На следующий день отъезд затормозился обедом. После нескольких томительных часов, в течение которых подполковник показывал свое умение пить, нам удалось, наконец, убедить его в серьезности нашего желания уехать возможно скорее, и к вечеру вся уже повеселевшая компания пошла в железнодорожное депо выбирать вагон. Тщетно старался заведующий депо доказать, что облюбованный подполковником тяжелый пульмановский вагон опасен для следования из-за поломки левой рессоры и сношенности тормозов.
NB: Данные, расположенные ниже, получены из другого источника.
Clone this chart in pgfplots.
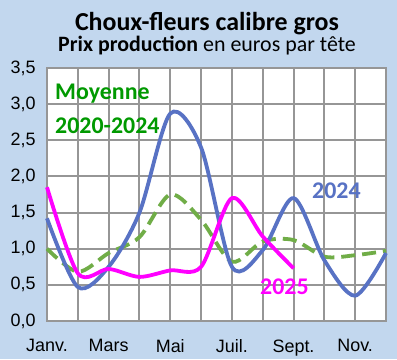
\documentclass[border=0pt]{standalone}
\usepackage{fontspec}
\setmainfont{Carlito}
\newfontfamily\arial{Liberation Sans}
\usepackage{pgfplots}
\pgfplotsset{compat=1.18}
\definecolor{bg}{RGB}{194,215,238}
\definecolor{gridc}{RGB}{150,150,150}
\definecolor{blue24}{RGB}{88,114,196}
\definecolor{green20}{RGB}{112,173,71}
\definecolor{greentxt}{RGB}{0,153,0}
\definecolor{mag}{RGB}{255,0,255}
\begin{document}
\begin{tikzpicture}
\fill[bg] (0,0) rectangle (397bp,359bp);
\node[anchor=base, font=\bfseries\fontsize{26}{26}\selectfont] at (207bp,328bp) {Choux-fleurs calibre gros};
\node[anchor=base, font=\fontsize{22}{22}\selectfont] at (207bp,307bp) {\textbf{Prix production} en euros par tête};
\begin{axis}[
  at={(47bp,38bp)}, anchor=south west,
  width=339bp, height=253bp, scale only axis,
  xmin=0, xmax=11, ymin=0, ymax=3.5,
  axis background/.style={fill=white},
  xtick={0,...,11},
  xticklabels={Janv.,,Mars,,Mai,,Juil.,,Sept.,,Nov.,},
  ytick={0,0.5,1,1.5,2,2.5,3,3.5},
  xmajorgrids=true, ymajorgrids=true,
  major grid style={gridc, line width=2bp},
  axis line style={gridc, line width=2.4bp},
  major tick length=0pt,
  /pgf/number format/assume math mode=true,
  /pgf/number format/.cd, use comma, fixed, fixed zerofill, precision=1,
  /pgfplots/.cd,
  ticklabel style={font=\arial\fontsize{18}{18}\selectfont},
  yticklabel style={xshift=-8bp},
  xticklabel style={yshift=-15bp},
  clip=false,
]
\addplot[green20, line width=3.8bp, dash pattern=on 14bp off 7bp, smooth, tension=0.5] coordinates {
(0,1.00) (1,0.68) (2,0.94) (3,1.16) (4,1.75) (5,1.40) (6,0.82) (7,1.10) (8,1.12) (9,0.89) (10,0.91) (11,0.97)};
\addplot[blue24, line width=3.8bp, smooth, tension=0.5] coordinates {
(0,1.42) (1,0.47) (2,0.75) (3,1.50) (4,2.87) (5,2.40) (6,0.75) (7,0.98) (8,1.70) (9,0.84) (10,0.35) (11,0.94)};
\addplot[mag, line width=3.8bp, smooth, tension=0.5] coordinates {
(0,1.85) (1,0.66) (2,0.72) (3,0.61) (4,0.70) (5,0.75) (6,1.70) (7,1.17) (8,0.73)};
\node[anchor=base west, inner sep=0pt, font=\bfseries\fontsize{24}{24}\selectfont, text=greentxt] at (axis cs:0.26,3.07) {Moyenne};
\node[anchor=base west, inner sep=0pt, font=\bfseries\fontsize{24}{24}\selectfont, text=greentxt] at (axis cs:0.26,2.59) {2020-2024};
\node[anchor=base west, inner sep=0pt, font=\bfseries\fontsize{24}{24}\selectfont, text=blue24] at (axis cs:8.6,1.70) {2024};
\node[anchor=base west, inner sep=0pt, font=\bfseries\fontsize{24}{24}\selectfont, text=mag] at (axis cs:6.91,0.36) {2025};
\end{axis}
\end{tikzpicture}
\end{document}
Хозяин наш был непреклонен и приказал прицепить вагон к очередному товарному поезду с мукой.
Результат сказался в хинганском туннеле, выход из которого к тому времени не был еще вполне закончен. Сперва мы почувствовали толчки и объяснили это неловкостью машиниста. Но проводник растерянно заявил, что наш тяжелый вагон напирает при спуске на весь состав. Мы пошли тормозить вручную, но было уже поздно: вылетев из туннеля, мы проскочили полустанок, где была положена обязательная остановка, и если не разбились, то лишь благодаря чуду.
На следующее утро мы уже забыли о ночной тревоге и, не отрываясь от окон, делились впечатлениями о новой невиданной нами стране.
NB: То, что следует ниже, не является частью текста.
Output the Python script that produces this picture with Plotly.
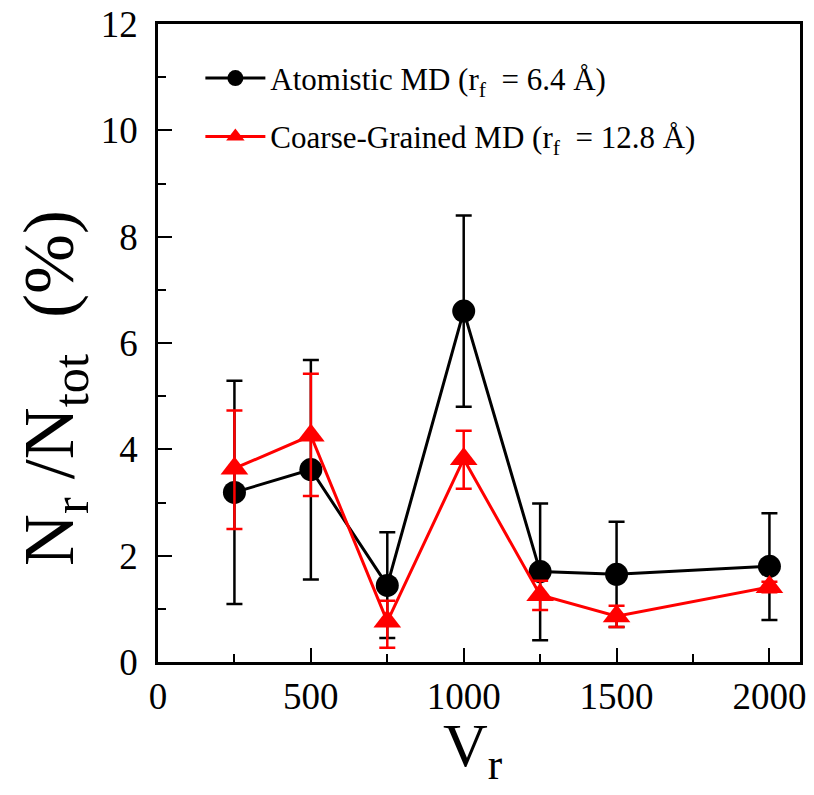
import plotly.graph_objects as go

# Data
vr = [250, 500, 750, 1000, 1250, 1500, 2000]

atom_y = [3.19, 3.62, 1.44, 6.60, 1.70, 1.65, 1.80]
atom_hi = [5.29, 5.68, 2.44, 8.40, 2.98, 2.64, 2.80]
atom_lo = [1.09, 1.55, 0.45, 4.80, 0.41, 0.66, 0.79]

cg_y = [3.64, 4.26, 0.76, 3.82, 1.26, 0.86, 1.41]
cg_hi = [4.73, 5.42, 1.15, 4.35, 1.53, 1.06, 1.51]
cg_lo = [2.50, 3.12, 0.27, 3.26, 0.98, 0.66, 1.31]

xticks = [0, 500, 1000, 1500, 2000]
yticks = [0, 2, 4, 6, 8, 10, 12]

x_title = "V<sub>r</sub>"
y_title = "N<sub>r</sub> /N<sub>tot</sub>  (%)"

FONT = "Liberation Serif"


def err(y, hi, lo):
    return ([h - v for h, v in zip(hi, y)], [v - l for v, l in zip(y, lo)])


ap, am = err(atom_y, atom_hi, atom_lo)
cp, cm = err(cg_y, cg_hi, cg_lo)

fig = go.Figure()
fig.add_trace(go.Scatter(
    x=vr, y=atom_y, mode="lines+markers",
    name="Atomistic MD (r<sub>f</sub>  = 6.4 Å)",
    legendgroup="a",
    line=dict(color="black", width=3),
    marker=dict(symbol="circle", size=23, color="black"),
    error_y=dict(type="data", symmetric=False, array=ap, arrayminus=am,
                 color="black", thickness=2.5, width=8),
))
fig.add_trace(go.Scatter(
    x=vr, y=cg_y, mode="lines+markers",
    name="Coarse-Grained MD (r<sub>f</sub>  = 12.8 Å)",
    legendgroup="b",
    line=dict(color="#ff0000", width=3),
    marker=dict(symbol="triangle-up", size=24, color="#ff0000"),
    error_y=dict(type="data", symmetric=False, array=cp, arrayminus=cm,
                 color="#ff0000", thickness=2.5, width=8),
))

axis_common = dict(
    showline=True, linecolor="black", linewidth=2.5, mirror=True,
    ticks="inside", ticklen=14, tickwidth=2, tickcolor="black",
    showgrid=False, zeroline=False, automargin=False,
    tickfont=dict(family=FONT, size=37, color="black"),
)

fig.update_xaxes(
    range=[0, 2100], tickvals=xticks, ticktext=[str(t) for t in xticks],
    minor=dict(dtick=250, ticks="inside", ticklen=8, tickwidth=2, tickcolor="black"),
    ticklabelstandoff=0,
    **axis_common,
)
fig.update_yaxes(
    range=[0, 12], tickvals=yticks, ticktext=[str(t) for t in yticks],
    minor=dict(dtick=1, ticks="inside", ticklen=8, tickwidth=2, tickcolor="black"),
    ticklabelstandoff=10,
    **axis_common,
)

fig.add_annotation(
    text=x_title, xref="paper", yref="paper", x=0.49, y=-0.074,
    xanchor="center", yanchor="top", showarrow=False,
    font=dict(family=FONT, size=62, color="black"),
)
fig.add_annotation(
    text=y_title, xref="paper", yref="paper", x=-0.163, y=0.43,
    xanchor="center", yanchor="middle", showarrow=False, textangle=-90,
    font=dict(family=FONT, size=72, color="black"),
)

fig.update_layout(
    width=814, height=795,
    margin=dict(l=158, r=14, t=24, b=133),
    paper_bgcolor="white", plot_bgcolor="white",
    showlegend=True,
    legend=dict(
        x=0.066, y=0.957, xanchor="left", yanchor="top",
        font=dict(family=FONT, size=31, color="black"),
        bgcolor="rgba(0,0,0,0)", borderwidth=0,
        tracegroupgap=15, itemwidth=60,
    ),
)

fig.write_html(
    "out.html",
    config={"displayModeBar": False},
    post_script="document.body.style.margin='0';document.body.style.padding='0';",
)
На безграничной желтой равнине, залитой солнцем, изредка попадались верблюды, у чистеньких железнодорожных станций толпились китайцы с косами в теплых синих телогрейках и чувяках на толстой мягкой подошве. И сибирская тайга, и глубокие снега — все осталось далеко позади. Начиналась Маньчжурия.
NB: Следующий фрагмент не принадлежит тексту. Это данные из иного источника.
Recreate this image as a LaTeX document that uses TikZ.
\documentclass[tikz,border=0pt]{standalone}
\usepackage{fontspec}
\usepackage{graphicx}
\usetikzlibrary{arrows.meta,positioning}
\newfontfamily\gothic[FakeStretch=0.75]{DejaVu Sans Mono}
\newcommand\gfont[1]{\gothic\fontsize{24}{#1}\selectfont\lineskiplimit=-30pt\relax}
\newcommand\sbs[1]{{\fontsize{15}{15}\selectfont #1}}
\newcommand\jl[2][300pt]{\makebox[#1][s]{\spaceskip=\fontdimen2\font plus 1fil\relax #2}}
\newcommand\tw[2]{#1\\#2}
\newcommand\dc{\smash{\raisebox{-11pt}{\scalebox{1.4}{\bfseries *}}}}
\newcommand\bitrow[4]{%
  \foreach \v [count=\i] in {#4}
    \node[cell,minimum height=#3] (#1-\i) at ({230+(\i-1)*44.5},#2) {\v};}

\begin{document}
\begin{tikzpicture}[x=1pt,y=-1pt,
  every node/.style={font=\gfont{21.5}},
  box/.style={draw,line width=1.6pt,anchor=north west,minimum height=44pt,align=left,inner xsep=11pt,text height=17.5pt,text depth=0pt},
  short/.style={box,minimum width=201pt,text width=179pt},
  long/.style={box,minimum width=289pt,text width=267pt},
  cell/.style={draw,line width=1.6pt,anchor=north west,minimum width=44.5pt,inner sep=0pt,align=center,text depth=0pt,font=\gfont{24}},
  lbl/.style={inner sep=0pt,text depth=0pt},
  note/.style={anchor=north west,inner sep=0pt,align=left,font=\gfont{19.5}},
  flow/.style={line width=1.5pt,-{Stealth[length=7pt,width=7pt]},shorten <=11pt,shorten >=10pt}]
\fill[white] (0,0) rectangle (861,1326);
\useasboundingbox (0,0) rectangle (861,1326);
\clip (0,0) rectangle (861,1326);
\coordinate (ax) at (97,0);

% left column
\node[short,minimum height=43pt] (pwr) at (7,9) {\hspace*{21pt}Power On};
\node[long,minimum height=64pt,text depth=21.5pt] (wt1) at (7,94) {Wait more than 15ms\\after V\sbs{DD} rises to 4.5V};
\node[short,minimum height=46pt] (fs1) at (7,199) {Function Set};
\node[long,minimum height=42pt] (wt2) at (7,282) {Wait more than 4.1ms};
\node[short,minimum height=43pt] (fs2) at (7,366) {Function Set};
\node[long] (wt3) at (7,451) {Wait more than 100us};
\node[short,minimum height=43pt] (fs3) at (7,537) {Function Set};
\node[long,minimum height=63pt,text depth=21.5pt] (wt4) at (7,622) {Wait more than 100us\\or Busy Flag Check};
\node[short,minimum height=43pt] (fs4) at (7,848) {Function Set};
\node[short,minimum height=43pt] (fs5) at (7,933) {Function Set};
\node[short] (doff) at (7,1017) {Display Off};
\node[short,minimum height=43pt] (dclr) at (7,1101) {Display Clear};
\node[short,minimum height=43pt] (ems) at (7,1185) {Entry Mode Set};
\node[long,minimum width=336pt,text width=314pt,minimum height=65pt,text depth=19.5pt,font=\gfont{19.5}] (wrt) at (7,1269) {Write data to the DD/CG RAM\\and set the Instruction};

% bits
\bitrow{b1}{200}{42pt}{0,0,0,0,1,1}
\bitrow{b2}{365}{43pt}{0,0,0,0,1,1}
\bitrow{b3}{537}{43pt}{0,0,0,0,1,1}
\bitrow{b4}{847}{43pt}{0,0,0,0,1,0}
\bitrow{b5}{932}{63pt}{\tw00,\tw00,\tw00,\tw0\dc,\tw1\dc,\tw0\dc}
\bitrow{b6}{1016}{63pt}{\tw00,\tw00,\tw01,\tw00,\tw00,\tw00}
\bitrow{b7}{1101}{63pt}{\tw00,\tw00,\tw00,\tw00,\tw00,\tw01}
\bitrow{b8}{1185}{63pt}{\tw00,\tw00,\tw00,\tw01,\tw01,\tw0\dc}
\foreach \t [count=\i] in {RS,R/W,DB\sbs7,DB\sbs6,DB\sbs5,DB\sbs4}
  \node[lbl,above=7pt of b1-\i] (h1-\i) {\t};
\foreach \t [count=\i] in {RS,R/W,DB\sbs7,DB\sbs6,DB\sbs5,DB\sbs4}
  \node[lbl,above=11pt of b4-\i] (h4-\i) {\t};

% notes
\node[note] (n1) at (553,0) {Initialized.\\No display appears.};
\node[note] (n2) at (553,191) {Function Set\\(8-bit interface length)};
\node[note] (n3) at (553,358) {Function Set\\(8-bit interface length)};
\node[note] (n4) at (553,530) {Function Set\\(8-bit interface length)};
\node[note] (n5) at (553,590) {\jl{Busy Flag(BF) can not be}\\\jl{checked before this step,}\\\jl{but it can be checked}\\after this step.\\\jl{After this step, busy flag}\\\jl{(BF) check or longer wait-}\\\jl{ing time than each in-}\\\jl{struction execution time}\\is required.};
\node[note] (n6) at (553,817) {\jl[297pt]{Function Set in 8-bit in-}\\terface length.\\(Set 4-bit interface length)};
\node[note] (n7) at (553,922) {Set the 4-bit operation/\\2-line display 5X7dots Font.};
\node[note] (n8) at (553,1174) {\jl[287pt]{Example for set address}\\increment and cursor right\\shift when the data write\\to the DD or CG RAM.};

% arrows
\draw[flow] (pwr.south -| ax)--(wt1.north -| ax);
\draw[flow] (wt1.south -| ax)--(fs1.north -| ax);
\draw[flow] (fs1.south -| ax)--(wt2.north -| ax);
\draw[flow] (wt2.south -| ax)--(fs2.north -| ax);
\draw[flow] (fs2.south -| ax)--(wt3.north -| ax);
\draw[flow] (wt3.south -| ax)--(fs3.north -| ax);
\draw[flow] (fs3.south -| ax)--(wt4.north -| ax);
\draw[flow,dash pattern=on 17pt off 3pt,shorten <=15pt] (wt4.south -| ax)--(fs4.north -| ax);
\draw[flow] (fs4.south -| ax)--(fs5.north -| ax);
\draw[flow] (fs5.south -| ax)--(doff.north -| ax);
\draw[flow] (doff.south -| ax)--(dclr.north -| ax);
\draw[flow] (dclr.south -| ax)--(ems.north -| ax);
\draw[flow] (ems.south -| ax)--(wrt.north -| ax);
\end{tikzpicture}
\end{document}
В Харбине мы простились не только с нашим больным вагоном, но и с главной железнодорожной магистралью Москва — Владивосток. Отсюда почти в перпендикулярном направлении отходила ветка на Мукден, столицу Маньчжурии, дальше — на Ляоян и Порт-Артур.
Эта магистраль сыграла решающую роль во всей несчастной войне. Она была единственной артерией, которая не только пополняла нашу армию, но и питала ее. По ней в течение двух лет катились вагоны, набитые русскими бородатыми крестьянами, одетыми в серые шинели и брошенными за десять тысяч верст в чужую им страну для пролития крови «за царя и отечество». По ней же шли бесконечные поезда с мукой и крупой (и чуть ли не с сеном) вперемежку с бесчисленными платформами, на которых торчали дышла и оглобли зеленых двуколок и зарядных ящиков. Увы, много реже виднелись на них дула орудий.
Эту хрупкую одноколейную железнодорожную ниточку, вероятно, видели во сне все представители высшего командования, как русского, боявшегося от нее оторваться, так и японского, стремившегося ее перервать.
О ней же и во сне и наяву мечтали старые запасные, чтоб вернуться поскорее в родные края. Тянулись к ней и офицеры, так как на станциях можно было не только закусить, но и выпить, а в санитарных поездах можно было отогреться, встретить русских девушек в белых косынках — сестер милосердия, поболтать…
По этой же магистрали двигались и штабные поезда.